If there's anything more dumbfounding than the House's imposition of higher taxes on oil companies, thereby guaranteeing higher prices at the pump, it's the exemption voted for Venezuela's state oil firm.

On the surface, H.R. 5321 is awful all by itself. Passing 236-182 last week, the bill scrapped the tax deduction routinely given to the major integrated oil companies — Exxon, Chevron, BP, Shell and ConocoPhillips — that helps them explore, extract, refine and market the energy that drives our economy.

This will make it $18 billion more costly for those companies to produce oil. To the House this is a good thing, because large oil companies with large market capitalizations already earn too much.

Don't worry, the $18 billion will still be spent. It'll just be turned into pork for so-called alternatives and renewables that thus far have failed to produce energy in a free market.

Congress made this even worse by ensuring that its discrimination against the big oils would benefit Citgo, which happens to be owned by those same companies' worst tormentor abroad — the brutal leftist dictatorship of Venezuela's Hugo Chavez.

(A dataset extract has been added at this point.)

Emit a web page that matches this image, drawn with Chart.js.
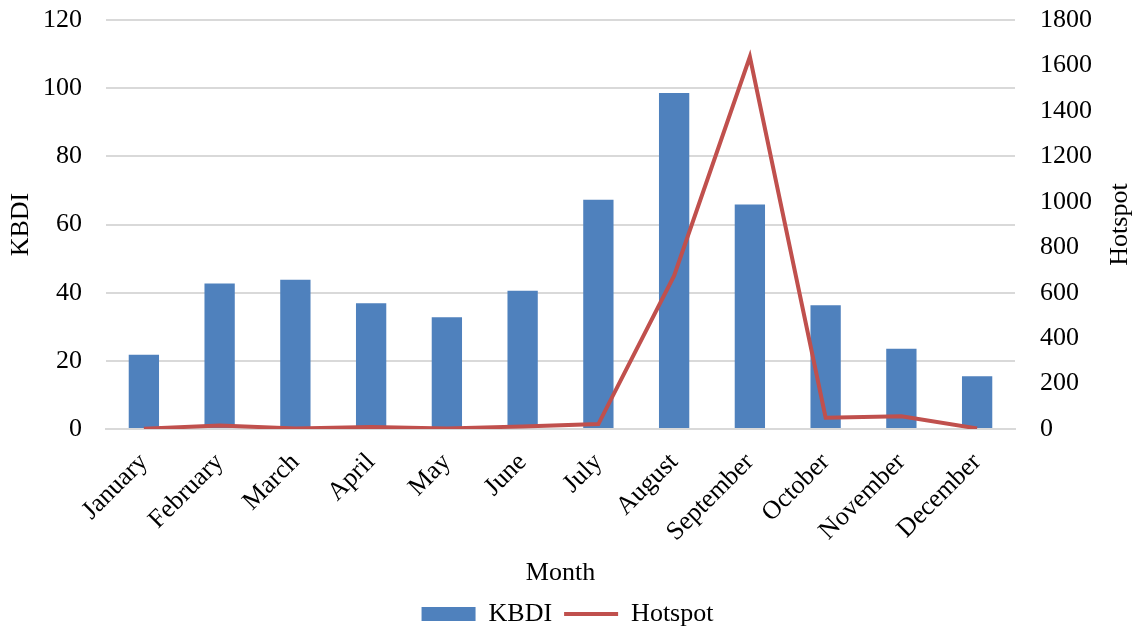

Under this bill, the dictator's oil subsidiary keeps its 6% deduction for U.S. domestic manufacturing — the one the American oil companies lose — because Citgo, technically, buys from Chavez.

The bill will force these five companies to pass $18 billion in costs on to buyers. Energy companies, like all private enterprises, don't eat new taxes — their consumers do. We'll pay at the pump.